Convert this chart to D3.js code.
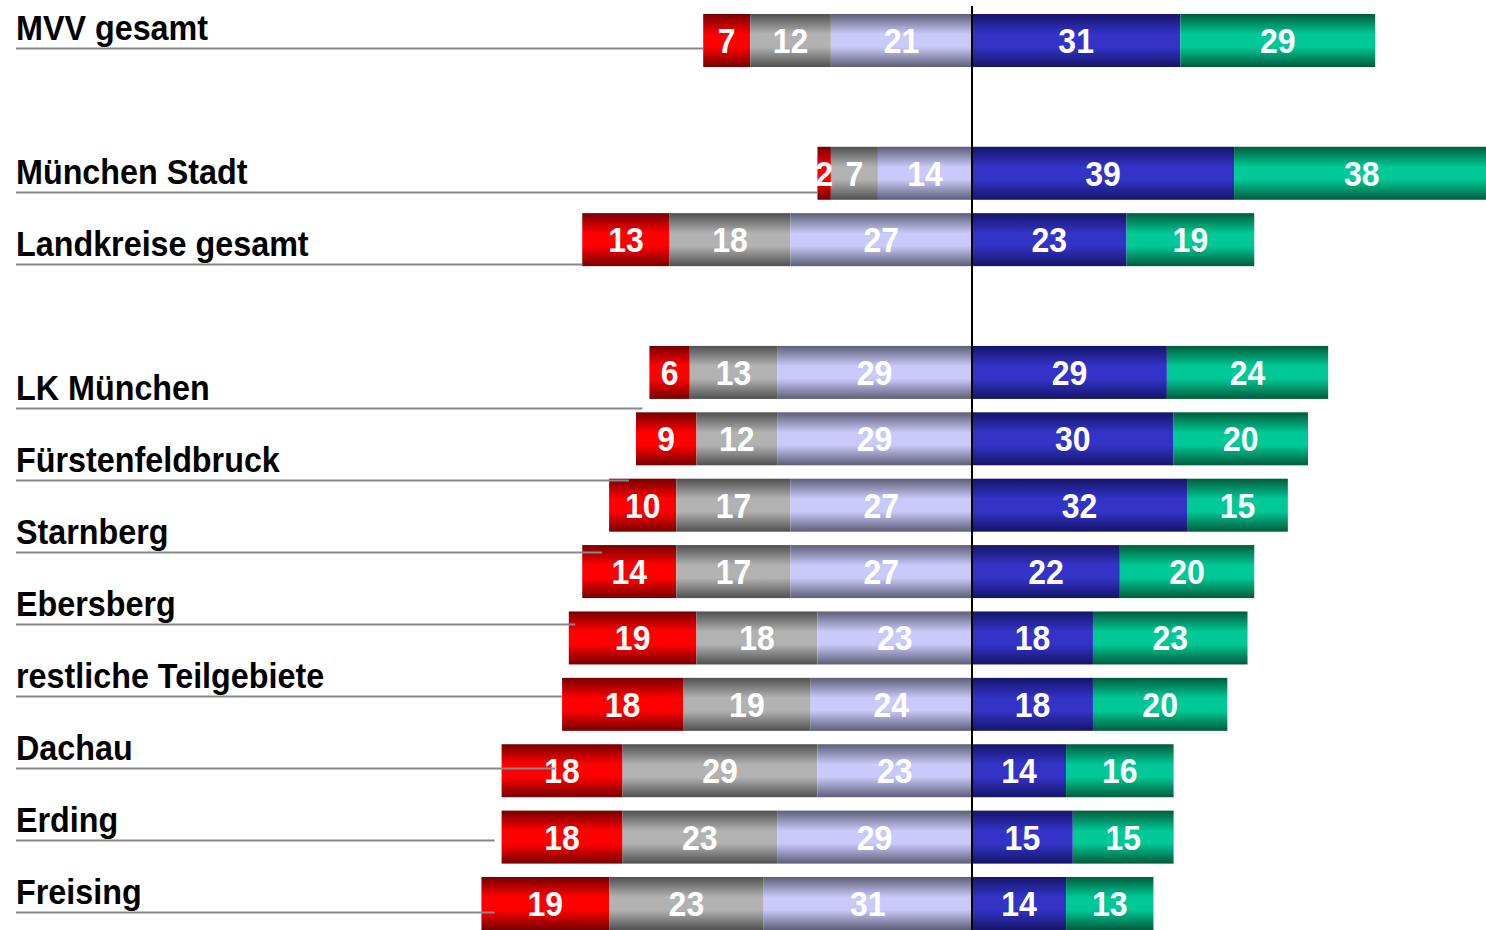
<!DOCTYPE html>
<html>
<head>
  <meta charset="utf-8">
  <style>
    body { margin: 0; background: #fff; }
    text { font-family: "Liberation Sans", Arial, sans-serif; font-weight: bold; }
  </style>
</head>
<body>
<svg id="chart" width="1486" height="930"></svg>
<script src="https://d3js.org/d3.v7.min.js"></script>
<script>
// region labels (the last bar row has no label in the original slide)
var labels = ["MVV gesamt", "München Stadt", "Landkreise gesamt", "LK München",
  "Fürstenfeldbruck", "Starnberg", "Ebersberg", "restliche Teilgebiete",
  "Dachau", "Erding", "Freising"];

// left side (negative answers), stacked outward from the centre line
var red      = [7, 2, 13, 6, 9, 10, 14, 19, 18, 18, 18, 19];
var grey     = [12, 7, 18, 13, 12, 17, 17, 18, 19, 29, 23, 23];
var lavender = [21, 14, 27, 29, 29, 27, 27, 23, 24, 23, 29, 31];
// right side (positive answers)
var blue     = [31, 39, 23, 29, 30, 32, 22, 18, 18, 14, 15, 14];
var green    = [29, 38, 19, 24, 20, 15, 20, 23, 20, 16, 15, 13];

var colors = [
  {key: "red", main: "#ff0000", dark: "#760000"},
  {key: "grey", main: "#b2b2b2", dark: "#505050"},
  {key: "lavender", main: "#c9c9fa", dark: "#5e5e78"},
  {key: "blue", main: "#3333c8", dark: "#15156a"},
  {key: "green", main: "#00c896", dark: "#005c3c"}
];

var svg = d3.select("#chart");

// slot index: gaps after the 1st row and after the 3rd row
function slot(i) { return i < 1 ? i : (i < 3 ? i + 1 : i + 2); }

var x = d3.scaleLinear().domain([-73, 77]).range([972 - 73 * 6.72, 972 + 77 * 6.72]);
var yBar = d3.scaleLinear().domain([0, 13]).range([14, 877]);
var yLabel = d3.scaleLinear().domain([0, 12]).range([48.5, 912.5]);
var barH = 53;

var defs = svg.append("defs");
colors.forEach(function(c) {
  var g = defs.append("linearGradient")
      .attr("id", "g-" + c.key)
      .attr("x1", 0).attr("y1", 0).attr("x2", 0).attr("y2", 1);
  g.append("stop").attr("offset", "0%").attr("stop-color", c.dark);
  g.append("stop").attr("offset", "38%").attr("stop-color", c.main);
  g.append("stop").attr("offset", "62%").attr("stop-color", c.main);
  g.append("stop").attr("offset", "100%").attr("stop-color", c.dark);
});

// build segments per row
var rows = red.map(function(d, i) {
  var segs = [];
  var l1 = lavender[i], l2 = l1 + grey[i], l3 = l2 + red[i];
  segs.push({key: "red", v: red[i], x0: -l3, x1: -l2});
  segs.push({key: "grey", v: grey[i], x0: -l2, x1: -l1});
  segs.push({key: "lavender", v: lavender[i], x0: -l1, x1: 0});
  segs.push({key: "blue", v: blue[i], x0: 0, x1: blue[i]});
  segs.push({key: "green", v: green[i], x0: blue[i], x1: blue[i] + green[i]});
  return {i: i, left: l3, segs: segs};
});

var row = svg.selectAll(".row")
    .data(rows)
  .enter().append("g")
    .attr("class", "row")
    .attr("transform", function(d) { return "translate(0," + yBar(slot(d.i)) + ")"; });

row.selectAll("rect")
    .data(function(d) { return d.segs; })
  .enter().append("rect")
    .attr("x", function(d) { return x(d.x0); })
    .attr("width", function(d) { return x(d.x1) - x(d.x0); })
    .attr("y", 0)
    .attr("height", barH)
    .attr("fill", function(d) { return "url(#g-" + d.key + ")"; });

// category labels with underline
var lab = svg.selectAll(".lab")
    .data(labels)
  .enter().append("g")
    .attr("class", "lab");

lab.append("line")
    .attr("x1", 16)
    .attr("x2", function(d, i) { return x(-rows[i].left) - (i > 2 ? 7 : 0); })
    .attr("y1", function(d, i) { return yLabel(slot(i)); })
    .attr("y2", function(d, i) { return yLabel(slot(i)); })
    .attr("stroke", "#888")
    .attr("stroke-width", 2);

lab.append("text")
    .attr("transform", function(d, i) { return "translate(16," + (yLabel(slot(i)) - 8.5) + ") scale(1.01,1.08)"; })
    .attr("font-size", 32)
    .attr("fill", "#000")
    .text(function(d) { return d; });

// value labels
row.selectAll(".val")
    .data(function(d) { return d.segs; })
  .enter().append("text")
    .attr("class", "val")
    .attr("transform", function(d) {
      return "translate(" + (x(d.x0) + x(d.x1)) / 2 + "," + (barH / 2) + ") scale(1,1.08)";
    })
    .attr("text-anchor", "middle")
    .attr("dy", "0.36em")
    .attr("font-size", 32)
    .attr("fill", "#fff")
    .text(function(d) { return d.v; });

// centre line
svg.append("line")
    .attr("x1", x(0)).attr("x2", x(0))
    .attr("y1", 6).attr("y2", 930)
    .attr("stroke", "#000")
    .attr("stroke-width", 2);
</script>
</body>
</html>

EXERCISE AIM - Wherever a line in the data above holds "chart", copy that line.

SOLUTION FOR THIS TASK -
Convert this chart to D3.js code.
<svg id="chart" width="1486" height="930"></svg>
var svg = d3.select("#chart");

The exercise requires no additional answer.